The Woman In The Window (1944)

With his wife (Dorothy Peterson) and children away on vacation, a college professor (Edward G. Robinson) accepts an invitation from a beautiful stranger (Joan Bennett) to come to her apartment to look at some art work. When her lover (Arthur Loft) barges in, he attacks the professor who in self defense stabs him to death with a pair of scissors. Instead of going to the police, they decide to dispose of the body and cover up the killing. Bad idea! Based on the novel ONCE OFF GUARD by J.H. Wallis, Fritz Lang's film noir is a strong, tense nailbiter with Robinson very effective as an ordinary man who finds himself caught up in a situation that he's losing control over.
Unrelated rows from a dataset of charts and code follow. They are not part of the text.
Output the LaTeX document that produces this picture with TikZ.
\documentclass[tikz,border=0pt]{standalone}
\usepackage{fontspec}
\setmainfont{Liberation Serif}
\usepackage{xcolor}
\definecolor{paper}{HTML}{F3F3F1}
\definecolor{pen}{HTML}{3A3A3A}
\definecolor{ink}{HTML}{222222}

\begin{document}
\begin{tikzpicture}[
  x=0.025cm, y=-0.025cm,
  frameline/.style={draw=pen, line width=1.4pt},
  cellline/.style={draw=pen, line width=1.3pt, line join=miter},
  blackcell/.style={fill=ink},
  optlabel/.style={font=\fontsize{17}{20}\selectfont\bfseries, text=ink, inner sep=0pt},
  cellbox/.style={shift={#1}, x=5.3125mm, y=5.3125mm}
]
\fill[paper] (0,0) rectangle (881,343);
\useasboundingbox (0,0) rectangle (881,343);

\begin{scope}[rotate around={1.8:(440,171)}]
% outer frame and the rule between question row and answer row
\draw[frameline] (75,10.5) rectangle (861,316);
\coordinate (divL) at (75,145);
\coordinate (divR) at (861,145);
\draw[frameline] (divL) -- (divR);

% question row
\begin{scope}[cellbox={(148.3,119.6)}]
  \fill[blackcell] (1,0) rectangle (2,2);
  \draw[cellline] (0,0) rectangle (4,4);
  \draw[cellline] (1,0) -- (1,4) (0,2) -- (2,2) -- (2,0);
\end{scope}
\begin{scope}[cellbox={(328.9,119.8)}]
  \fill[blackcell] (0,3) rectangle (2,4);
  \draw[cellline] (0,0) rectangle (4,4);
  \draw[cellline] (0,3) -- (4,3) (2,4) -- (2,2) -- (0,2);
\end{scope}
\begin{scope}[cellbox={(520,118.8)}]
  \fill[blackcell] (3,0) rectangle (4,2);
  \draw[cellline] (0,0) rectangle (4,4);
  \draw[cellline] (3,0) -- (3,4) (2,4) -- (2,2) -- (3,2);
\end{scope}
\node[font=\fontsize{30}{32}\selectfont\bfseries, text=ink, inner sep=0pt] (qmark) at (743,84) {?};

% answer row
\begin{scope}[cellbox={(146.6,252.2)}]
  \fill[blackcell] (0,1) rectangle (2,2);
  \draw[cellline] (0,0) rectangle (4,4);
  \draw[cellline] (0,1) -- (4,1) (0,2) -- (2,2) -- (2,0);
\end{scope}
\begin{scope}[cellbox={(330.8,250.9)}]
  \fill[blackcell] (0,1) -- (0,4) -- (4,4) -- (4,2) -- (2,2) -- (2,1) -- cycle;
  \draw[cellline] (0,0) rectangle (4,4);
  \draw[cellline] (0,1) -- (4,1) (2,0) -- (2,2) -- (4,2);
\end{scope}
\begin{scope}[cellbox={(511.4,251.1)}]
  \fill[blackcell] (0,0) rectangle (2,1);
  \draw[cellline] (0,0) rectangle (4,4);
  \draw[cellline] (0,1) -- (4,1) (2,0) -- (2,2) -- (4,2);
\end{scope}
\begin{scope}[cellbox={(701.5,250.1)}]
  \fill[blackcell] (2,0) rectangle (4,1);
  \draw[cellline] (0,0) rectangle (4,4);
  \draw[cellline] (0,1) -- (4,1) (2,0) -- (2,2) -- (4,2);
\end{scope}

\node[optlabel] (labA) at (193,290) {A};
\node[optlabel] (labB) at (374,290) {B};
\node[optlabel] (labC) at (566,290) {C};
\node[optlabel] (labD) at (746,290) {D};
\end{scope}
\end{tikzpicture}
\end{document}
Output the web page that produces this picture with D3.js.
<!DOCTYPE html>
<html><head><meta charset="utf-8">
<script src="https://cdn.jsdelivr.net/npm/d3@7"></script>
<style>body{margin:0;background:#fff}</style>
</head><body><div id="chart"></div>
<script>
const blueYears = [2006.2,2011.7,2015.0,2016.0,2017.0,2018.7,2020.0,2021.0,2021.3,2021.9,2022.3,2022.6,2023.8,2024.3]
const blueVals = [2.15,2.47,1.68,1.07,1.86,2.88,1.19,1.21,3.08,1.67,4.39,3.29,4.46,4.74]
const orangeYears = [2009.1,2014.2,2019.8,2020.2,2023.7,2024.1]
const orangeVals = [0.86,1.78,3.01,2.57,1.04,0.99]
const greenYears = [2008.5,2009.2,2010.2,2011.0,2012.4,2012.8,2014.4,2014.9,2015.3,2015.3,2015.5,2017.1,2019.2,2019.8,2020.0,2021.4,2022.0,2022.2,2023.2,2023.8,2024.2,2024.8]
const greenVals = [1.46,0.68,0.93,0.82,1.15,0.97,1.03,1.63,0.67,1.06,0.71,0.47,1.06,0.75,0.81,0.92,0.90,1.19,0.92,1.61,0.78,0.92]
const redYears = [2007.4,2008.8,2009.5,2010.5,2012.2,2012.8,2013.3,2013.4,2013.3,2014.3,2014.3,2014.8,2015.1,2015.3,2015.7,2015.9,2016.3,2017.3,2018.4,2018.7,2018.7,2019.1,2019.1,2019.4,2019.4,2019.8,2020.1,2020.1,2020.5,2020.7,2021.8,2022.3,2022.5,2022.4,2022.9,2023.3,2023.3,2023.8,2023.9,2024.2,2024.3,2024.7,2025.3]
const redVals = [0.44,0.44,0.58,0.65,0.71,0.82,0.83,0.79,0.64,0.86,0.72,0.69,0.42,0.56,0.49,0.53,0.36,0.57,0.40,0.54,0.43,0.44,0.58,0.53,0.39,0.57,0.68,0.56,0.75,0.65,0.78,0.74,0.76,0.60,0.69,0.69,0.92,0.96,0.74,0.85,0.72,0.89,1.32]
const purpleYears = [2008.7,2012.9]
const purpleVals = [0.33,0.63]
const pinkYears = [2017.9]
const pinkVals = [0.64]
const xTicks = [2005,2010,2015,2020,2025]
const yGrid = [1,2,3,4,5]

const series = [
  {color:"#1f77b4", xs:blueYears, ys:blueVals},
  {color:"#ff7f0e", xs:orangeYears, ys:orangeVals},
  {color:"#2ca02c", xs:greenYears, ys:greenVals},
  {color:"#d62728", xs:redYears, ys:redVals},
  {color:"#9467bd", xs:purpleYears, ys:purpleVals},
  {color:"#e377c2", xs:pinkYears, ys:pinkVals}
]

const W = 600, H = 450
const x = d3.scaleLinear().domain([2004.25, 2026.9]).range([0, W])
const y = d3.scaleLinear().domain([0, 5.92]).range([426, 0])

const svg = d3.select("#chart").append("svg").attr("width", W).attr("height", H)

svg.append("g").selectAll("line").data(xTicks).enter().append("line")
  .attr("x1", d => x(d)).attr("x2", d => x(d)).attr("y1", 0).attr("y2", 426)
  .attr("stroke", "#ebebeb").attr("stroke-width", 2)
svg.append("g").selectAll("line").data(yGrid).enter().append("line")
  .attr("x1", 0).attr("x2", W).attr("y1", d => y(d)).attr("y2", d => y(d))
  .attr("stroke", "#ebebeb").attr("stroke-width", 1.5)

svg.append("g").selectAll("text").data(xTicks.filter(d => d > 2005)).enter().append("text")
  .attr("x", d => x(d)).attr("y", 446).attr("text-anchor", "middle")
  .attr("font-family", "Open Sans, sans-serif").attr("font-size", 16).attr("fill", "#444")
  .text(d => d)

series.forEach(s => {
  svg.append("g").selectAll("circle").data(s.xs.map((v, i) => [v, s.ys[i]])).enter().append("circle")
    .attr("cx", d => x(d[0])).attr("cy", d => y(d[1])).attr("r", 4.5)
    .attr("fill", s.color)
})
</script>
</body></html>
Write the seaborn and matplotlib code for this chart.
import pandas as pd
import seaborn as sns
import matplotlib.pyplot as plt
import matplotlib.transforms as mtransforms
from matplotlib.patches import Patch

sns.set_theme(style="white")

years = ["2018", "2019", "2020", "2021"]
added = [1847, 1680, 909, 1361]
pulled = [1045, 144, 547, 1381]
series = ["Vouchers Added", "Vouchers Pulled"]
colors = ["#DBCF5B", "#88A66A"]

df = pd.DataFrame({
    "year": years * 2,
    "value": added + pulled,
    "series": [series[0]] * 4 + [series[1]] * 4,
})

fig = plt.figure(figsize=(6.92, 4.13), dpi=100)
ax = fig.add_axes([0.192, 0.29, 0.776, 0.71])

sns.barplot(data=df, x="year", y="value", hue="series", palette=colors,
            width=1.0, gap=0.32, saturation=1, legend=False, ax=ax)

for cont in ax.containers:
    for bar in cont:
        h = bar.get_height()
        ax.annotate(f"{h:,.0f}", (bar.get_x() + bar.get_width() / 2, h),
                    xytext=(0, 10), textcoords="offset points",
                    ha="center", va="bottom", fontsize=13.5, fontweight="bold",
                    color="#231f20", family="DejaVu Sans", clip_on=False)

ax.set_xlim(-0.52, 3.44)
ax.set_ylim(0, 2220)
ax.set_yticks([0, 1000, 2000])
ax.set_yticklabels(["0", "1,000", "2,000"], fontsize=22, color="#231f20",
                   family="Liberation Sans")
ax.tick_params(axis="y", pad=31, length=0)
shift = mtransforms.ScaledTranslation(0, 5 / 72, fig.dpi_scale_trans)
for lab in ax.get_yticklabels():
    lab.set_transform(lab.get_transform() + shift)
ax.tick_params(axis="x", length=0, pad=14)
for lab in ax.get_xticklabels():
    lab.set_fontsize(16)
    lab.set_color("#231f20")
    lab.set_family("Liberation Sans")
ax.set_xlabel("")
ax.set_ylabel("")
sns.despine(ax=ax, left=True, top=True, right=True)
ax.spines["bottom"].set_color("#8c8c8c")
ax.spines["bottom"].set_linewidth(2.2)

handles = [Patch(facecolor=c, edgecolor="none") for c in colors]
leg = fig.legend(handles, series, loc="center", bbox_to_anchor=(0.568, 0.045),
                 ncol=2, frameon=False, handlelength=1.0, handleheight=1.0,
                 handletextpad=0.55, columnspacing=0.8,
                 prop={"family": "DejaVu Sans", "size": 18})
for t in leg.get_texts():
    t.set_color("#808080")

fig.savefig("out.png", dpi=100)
Bennett plays one of her more sympathetic femme fatales, certainly more sympathetic than the slut she would play in Lang's SCARLET STREET, again with Robinson, the next year. It has, unfortunately, one of the most cowardly endings ever in a film noir, clearly a sop to the Production Code, it's an embarrassment. Up till that point, it's first rate and compelling. The underscore by Arthur Lange and Hugo Friedhofer copped an Oscar nomination. With Dan Duryea (who would join Robinson and Bennett in Lang's SCARLET STREET), Raymond Massey and Iris Adrian.